## [To be done]
Return the lines that follow, exactly as they appear, from the first through the one containing "import seaborn as sns"; no pictures are to be included.
____
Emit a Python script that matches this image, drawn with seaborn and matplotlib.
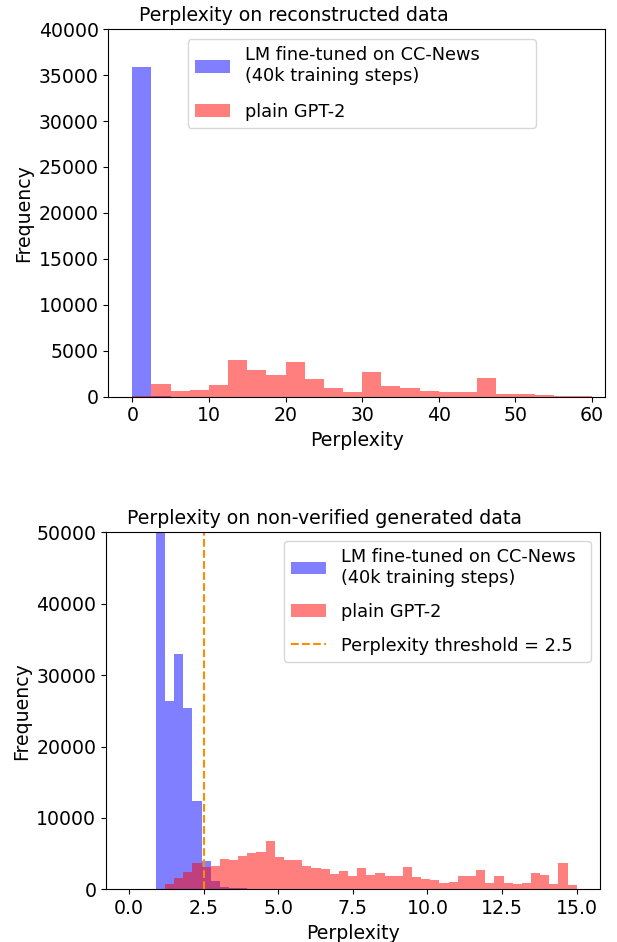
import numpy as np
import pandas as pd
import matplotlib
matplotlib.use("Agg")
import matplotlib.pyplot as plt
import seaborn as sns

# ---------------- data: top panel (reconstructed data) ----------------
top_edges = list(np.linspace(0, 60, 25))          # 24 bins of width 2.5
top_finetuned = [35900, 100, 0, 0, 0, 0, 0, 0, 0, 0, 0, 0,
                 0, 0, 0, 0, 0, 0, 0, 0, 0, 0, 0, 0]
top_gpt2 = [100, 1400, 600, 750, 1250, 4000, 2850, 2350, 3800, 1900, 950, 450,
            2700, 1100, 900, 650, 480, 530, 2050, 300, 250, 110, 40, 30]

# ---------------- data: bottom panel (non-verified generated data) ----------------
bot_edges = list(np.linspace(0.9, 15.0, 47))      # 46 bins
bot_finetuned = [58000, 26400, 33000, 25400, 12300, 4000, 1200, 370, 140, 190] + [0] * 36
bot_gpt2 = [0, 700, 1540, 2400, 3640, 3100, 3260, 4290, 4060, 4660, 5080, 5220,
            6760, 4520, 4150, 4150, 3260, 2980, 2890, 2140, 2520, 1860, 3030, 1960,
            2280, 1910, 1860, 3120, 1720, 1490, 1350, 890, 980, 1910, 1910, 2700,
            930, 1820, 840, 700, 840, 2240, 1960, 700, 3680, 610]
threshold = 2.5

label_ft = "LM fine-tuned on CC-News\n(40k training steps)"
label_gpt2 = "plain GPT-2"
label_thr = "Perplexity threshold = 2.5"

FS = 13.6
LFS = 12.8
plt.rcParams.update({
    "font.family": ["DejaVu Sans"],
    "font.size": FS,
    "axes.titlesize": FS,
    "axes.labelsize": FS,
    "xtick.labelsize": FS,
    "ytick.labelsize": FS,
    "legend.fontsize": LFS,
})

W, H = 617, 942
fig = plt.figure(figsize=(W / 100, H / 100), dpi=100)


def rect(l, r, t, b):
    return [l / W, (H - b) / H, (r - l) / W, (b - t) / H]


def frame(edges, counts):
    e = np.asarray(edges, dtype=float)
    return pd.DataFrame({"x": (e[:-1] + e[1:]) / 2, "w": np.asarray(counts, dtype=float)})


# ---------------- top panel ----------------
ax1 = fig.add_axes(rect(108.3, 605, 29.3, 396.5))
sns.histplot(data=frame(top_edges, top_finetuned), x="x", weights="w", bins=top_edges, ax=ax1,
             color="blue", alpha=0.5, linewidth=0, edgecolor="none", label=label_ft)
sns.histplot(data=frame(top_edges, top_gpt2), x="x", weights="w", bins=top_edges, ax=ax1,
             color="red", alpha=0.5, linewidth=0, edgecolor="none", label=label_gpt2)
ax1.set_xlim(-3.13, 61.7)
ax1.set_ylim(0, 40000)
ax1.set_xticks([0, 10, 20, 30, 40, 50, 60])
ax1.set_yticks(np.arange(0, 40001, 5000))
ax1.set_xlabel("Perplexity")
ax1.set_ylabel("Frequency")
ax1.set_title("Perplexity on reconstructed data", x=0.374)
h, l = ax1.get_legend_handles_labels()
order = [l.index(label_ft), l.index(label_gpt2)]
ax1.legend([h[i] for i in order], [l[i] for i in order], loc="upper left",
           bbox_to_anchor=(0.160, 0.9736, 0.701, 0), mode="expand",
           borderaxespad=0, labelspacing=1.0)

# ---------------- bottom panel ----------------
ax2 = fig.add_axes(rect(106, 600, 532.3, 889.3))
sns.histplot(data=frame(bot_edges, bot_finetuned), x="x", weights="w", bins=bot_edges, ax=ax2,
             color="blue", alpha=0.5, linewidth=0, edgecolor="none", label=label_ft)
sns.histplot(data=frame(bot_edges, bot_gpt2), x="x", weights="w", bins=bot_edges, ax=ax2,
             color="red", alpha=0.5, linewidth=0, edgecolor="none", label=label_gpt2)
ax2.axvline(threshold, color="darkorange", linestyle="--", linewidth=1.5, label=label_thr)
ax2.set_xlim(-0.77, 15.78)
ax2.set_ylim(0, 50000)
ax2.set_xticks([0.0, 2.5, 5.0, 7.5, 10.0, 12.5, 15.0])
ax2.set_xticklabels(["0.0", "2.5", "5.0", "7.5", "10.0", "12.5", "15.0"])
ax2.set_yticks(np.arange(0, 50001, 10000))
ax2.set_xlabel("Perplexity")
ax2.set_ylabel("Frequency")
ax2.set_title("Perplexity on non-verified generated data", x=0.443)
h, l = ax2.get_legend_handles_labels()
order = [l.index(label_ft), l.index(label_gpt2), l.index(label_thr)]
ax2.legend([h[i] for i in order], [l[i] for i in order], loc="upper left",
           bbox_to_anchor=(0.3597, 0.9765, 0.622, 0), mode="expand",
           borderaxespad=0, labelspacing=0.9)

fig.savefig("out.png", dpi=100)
____
## [Response below]
Emit a Python script that matches this image, drawn with seaborn and matplotlib.
import numpy as np
import pandas as pd
import matplotlib
matplotlib.use("Agg")
import matplotlib.pyplot as plt
import seaborn as sns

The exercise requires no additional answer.